What has been stated previously in this opinion, in certain essential particulars, does not apply to Lot 7, Section 30, Township 18, Range 3 East, Issaquena County, Mississippi. The court below made no particular findings of fact as to this lot, but evidently intended for its general findings to cover it. As to this lot, however, we have the additional question as to whether the court clearly erred in not holding appellant to be the owner in fee simple by reason of her adverse possession thereof for a period of two years. We think it did because, under Section 717 of the Mississippi Code of 1942, a person in possession of land under color of a tax-forfeited land patent acquires title thereto by the requisite exclusive adverse possession over a period of two years even though the tax deed be void. Carney v. Anderson, 214 Miss. 504, 58 So.2d 13, 59 So.2d 262, 38 A.L.R.2d 981; Henry v.

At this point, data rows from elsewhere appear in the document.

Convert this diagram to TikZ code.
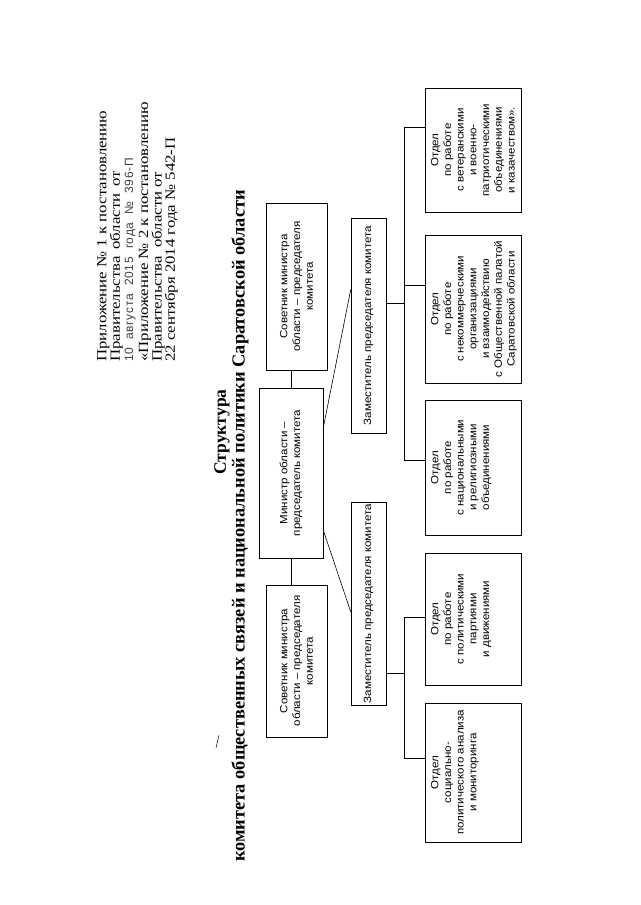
\documentclass[tikz,border=0pt]{standalone}
\usepackage{fontspec}
\setmainfont{Liberation Serif}
\setsansfont{Liberation Sans}
\newfontfamily\hdrfont[FakeStretch=1.2]{Liberation Serif}
\newfontfamily\boxfont[FakeStretch=1.1]{Liberation Sans}
\newfontfamily\stampfont[LetterSpace=6]{Liberation Sans}
\usetikzlibrary{positioning, calc}
\setlength{\lineskiplimit}{-20pt}
\tikzset{
	box/.style={draw, line width=.6pt, rotate=90, inner sep=0pt, align=center,
		font=\boxfont\fontsize{10.5}{12.7}\selectfont},
	otdel/.style={box, minimum height=96pt},
	zam/.style={box, minimum height=35pt},
	link/.style={line width=.6pt},
	hdr/.style={rotate=90, inner sep=0pt, align=left,
		font=\hdrfont\fontsize{14}{13.4}\selectfont},
	ttl/.style={rotate=90, inner sep=0pt, font=\bfseries\fontsize{17.5}{18}\selectfont}
}
\newcommand{\otdtext}[2]{\parbox[c][84pt][t]{#1}{\centering #2}}

\begin{document}
\begin{tikzpicture}[x=1pt, y=-1pt]
\useasboundingbox[fill=white] (0,0) rectangle (640,905);
% header
\node[hdr, anchor=north west] (app) at (97,362) {Приложение № 1 к постановлению\\
	Правительства \,области \,от\\
	{\stampfont\fontsize{12}{13.4}\selectfont\color{black!75}10\ \ августа\ \ 2015\ \ года\ \ № \ 396-П}\\[1.5pt]
	«Приложение № 2 к постановлению\\
	Правительства \ области от\\
	22 сентября 2014 года № 542-П};
\node[ttl] (ttl) at (222,432) {Структура};
\node[ttl, font=\bfseries\fontsize{18.4}{18}\selectfont] (sub) at (240,526) {комитета общественных связей и национальной политики Саратовской области};
\draw[line width=.5pt] (216,748) -- (219,735);
% top level
\node[box, minimum width=167pt, minimum height=61pt] (sovR) at (296.5,286.5) {Советник министра\\ области – председателя\\ комитета};
\node[box, minimum width=170pt, minimum height=64pt] (min) at (291,473) {Министр области –\\ председатель комитета};
\node[box, minimum width=152pt, minimum height=61pt] (sovL) at (296.5,661) {Советник министра\\ области – председателя\\ комитета};
\node[zam, minimum width=215pt] (zamR) at (368.5,325.5) {Заместитель председателя комитета};
\node[zam, minimum width=203pt] (zamL) at (368.5,603.5) {Заместитель председателя комитета};
% departments
\node[otdel, minimum width=124pt] (vet) at (473,150) {\otdtext{120pt}{Отдел\\ по работе\\ с ветеранскими\\ и военно-\\ патриотическими\\ объединениями\\ и казачеством».}};
\node[otdel, minimum width=148pt] (npo) at (473,309) {\otdtext{144pt}{Отдел\\ по работе\\ с некоммерческими\\ организациями\\ и взаимодействию\\ с Общественной палатой\\ Саратовской области}};
\node[otdel, minimum width=135pt] (nat) at (473,467.5) {\otdtext{131pt}{Отдел\\ по работе\\ с национальными\\ и религиозными\\ объединениями}};
\node[otdel, minimum width=132pt] (pol) at (473,619) {\otdtext{128pt}{Отдел\\ по работе\\ с политическими\\ партиями\\ и движениями}};
\node[otdel, minimum width=139pt] (soc) at (473,772.5) {\otdtext{135pt}{Отдел\\ социально-\\ политического анализа\\ и мониторинга}};
% buses
\coordinate (rt) at (404,127);
\coordinate (rm) at (404,285);
\coordinate (rz) at (404,303);
\coordinate (rb) at (404,460);
\coordinate (lt) at (404,617);
\coordinate (lz) at (404,673);
\coordinate (lb) at (404,758);
% links
\draw[link] (min.east) -- (min.east |- sovR.west);
\draw[link] (min.west) -- (min.west |- sovL.east);
\draw[link] ([yshift=-40pt]min.south east) -- ([yshift=-72pt]zamR.north east);
\draw[link] ([yshift=28pt]min.south west) -- ([yshift=-110pt]zamL.north east);
\draw[link] (vet.north |- rt) -- (rt) -- (rb) -- (nat.north |- rb);
\draw[link] (rm) -- (npo.north |- rm);
\draw[link] (zamR.south |- rz) -- (rz);
\draw[link] (pol.north |- lt) -- (lt) -- (lb) -- (soc.north |- lb);
\draw[link] (zamL.south |- lz) -- (lz);
\end{tikzpicture}
\end{document}
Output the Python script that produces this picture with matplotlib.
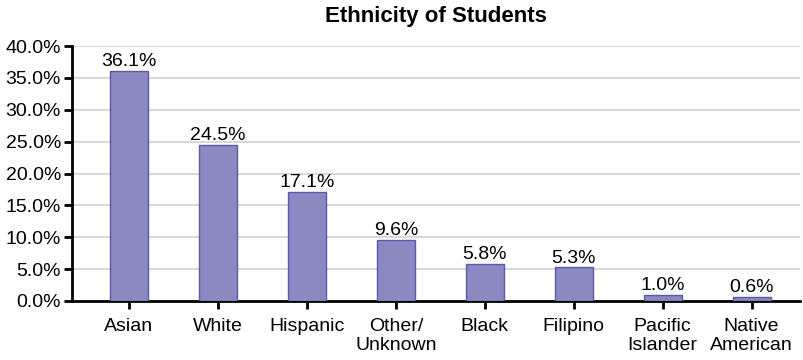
import numpy as np
import matplotlib.pyplot as plt
from matplotlib.ticker import PercentFormatter

# data
categories = ['Asian', 'White', 'Hispanic', 'Other/\nUnknown', 'Black',
              'Filipino', 'Pacific\nIslander', 'Native\nAmerican']
percents = [36.1, 24.5, 17.1, 9.6, 5.8, 5.3, 1.0, 0.6]
y_ticks = [0, 5, 10, 15, 20, 25, 30, 35, 40]

plt.rcParams['font.family'] = ['Liberation Sans', 'DejaVu Sans']

fig = plt.figure(figsize=(8.04, 3.6), dpi=100)
ax = fig.add_axes([0.0896, 0.164, 0.905, 0.708])

x = np.arange(len(categories))
bars = ax.bar(x, percents, width=0.43, color='#8b89c1', edgecolor='#5c5aa6',
              linewidth=1, zorder=3)

for xi, v in zip(x, percents):
    ax.text(xi, v + 0.1, f'{v:.1f}%', ha='center', va='bottom', fontsize=14)

ax.set_xlim(-0.64, 7.54)
ax.set_ylim(0, 40)
ax.set_yticks(y_ticks)
ax.yaxis.set_major_formatter(PercentFormatter(decimals=1))
ax.set_xticks(x)
ax.set_xticklabels(categories, fontsize=14, linespacing=1.15)
ax.tick_params(axis='y', labelsize=14, length=6, width=2, direction='out', pad=2)
ax.tick_params(axis='x', length=6, width=2, direction='out', pad=6)

ax.grid(axis='y', color='#d9d9d9', linewidth=1.5, zorder=0)
for side in ['top', 'right']:
    ax.spines[side].set_visible(False)
ax.spines['left'].set_linewidth(2)
ax.spines['bottom'].set_linewidth(2)

ax.set_title('Ethnicity of Students', fontsize=16, fontweight='bold', pad=17)

fig.savefig('out.png', dpi=100)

Henderson, 216 Miss. 252, 62 So.2d 315. The completion of the required possession for two years extinguishes all right, title, and interest, of the former owner and vests in "the State, and its patentees, a fee simple title to such lands." Sec. 717, Code of 1942. The distinguishing features as to this lot are numerous, including payment of taxes thereon by appellant; actual knowledge by appellee that the Shepherds were in possession, claiming it as their own; and possession under a void instrument wherein the description is good, which affords color of title and extends possession of a part to the whole tract. Accordingly, we find that appellant has established her title to Lot 7 for the period of time required by said section 717 of the Mississippi Code of 1942.
The judgment appealed from is affirmed in part and reversed in part, and the cause remanded to the district court for further proceedings not inconsistent with this opinion.
Affirmed in part and reversed in part.